### Objective
Leave out the pictures, and retype only the lines from the beginning of the material through the line that contains "(p1) at (953,77)", including both.

### Supplied information
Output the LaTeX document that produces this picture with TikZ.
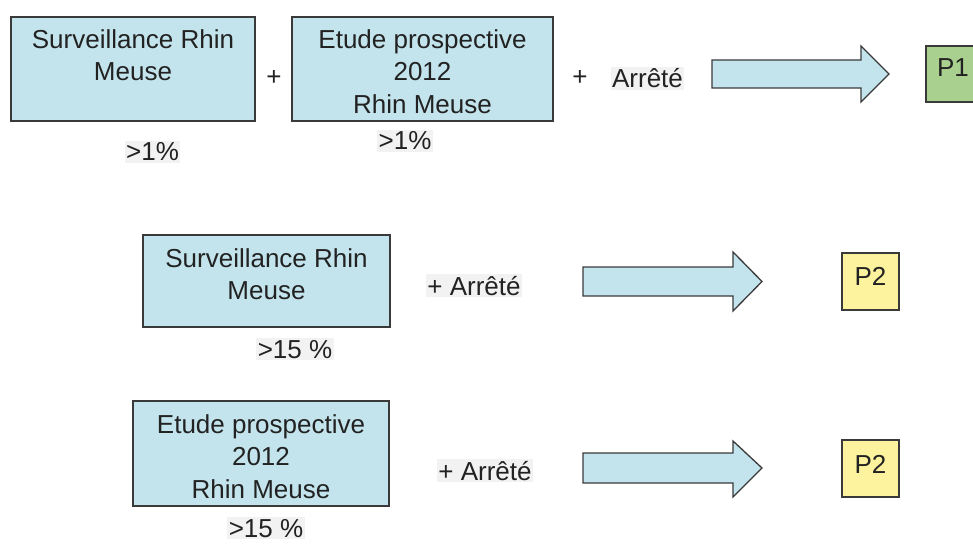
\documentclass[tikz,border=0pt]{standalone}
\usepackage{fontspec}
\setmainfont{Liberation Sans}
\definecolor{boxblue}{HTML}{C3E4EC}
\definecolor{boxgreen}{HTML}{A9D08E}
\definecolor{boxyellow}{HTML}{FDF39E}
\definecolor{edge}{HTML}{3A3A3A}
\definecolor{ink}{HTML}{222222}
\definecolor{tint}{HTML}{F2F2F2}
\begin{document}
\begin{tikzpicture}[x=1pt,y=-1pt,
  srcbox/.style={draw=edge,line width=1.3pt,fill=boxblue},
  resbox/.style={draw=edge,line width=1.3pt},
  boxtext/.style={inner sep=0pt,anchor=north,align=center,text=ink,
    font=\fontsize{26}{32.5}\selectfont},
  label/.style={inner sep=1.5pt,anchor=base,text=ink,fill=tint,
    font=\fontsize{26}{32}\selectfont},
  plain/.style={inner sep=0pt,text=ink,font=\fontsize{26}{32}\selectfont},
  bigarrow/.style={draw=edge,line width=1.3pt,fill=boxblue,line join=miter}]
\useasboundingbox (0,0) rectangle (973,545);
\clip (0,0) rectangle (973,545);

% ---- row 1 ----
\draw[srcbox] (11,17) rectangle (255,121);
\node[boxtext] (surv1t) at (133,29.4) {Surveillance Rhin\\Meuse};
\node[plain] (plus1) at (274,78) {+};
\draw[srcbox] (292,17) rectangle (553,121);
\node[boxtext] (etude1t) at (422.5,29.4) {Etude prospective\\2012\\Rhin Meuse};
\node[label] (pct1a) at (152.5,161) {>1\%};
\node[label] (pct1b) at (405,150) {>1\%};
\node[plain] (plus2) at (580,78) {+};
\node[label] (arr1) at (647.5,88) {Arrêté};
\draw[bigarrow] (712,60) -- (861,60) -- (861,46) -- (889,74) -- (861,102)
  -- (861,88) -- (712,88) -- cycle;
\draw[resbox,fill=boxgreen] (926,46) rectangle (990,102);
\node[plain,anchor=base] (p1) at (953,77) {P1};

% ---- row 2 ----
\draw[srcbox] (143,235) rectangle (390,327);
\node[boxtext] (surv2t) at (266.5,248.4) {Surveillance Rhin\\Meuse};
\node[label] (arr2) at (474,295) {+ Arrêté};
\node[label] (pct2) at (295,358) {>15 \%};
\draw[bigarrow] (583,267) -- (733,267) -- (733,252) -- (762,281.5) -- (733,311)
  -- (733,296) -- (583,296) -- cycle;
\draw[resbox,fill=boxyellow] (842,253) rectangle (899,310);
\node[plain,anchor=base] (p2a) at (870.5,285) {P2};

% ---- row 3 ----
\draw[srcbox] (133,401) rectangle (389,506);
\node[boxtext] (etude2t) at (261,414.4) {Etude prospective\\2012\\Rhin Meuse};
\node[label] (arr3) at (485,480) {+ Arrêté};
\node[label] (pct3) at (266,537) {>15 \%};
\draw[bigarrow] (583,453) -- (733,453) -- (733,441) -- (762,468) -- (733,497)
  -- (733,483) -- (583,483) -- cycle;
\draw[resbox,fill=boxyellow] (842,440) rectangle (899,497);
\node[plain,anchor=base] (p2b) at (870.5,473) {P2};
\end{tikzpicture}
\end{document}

### Solution to this exercise
Output the LaTeX document that produces this picture with TikZ.
\documentclass[tikz,border=0pt]{standalone}
\usepackage{fontspec}
\setmainfont{Liberation Sans}
\definecolor{boxblue}{HTML}{C3E4EC}
\definecolor{boxgreen}{HTML}{A9D08E}
\definecolor{boxyellow}{HTML}{FDF39E}
\definecolor{edge}{HTML}{3A3A3A}
\definecolor{ink}{HTML}{222222}
\definecolor{tint}{HTML}{F2F2F2}
\begin{document}
\begin{tikzpicture}[x=1pt,y=-1pt,
  srcbox/.style={draw=edge,line width=1.3pt,fill=boxblue},
  resbox/.style={draw=edge,line width=1.3pt},
  boxtext/.style={inner sep=0pt,anchor=north,align=center,text=ink,
    font=\fontsize{26}{32.5}\selectfont},
  label/.style={inner sep=1.5pt,anchor=base,text=ink,fill=tint,
    font=\fontsize{26}{32}\selectfont},
  plain/.style={inner sep=0pt,text=ink,font=\fontsize{26}{32}\selectfont},
  bigarrow/.style={draw=edge,line width=1.3pt,fill=boxblue,line join=miter}]
\useasboundingbox (0,0) rectangle (973,545);
\clip (0,0) rectangle (973,545);

% ---- row 1 ----
\draw[srcbox] (11,17) rectangle (255,121);
\node[boxtext] (surv1t) at (133,29.4) {Surveillance Rhin\\Meuse};
\node[plain] (plus1) at (274,78) {+};
\draw[srcbox] (292,17) rectangle (553,121);
\node[boxtext] (etude1t) at (422.5,29.4) {Etude prospective\\2012\\Rhin Meuse};
\node[label] (pct1a) at (152.5,161) {>1\%};
\node[label] (pct1b) at (405,150) {>1\%};
\node[plain] (plus2) at (580,78) {+};
\node[label] (arr1) at (647.5,88) {Arrêté};
\draw[bigarrow] (712,60) -- (861,60) -- (861,46) -- (889,74) -- (861,102)
  -- (861,88) -- (712,88) -- cycle;
\draw[resbox,fill=boxgreen] (926,46) rectangle (990,102);
\node[plain,anchor=base] (p1) at (953,77) {P1};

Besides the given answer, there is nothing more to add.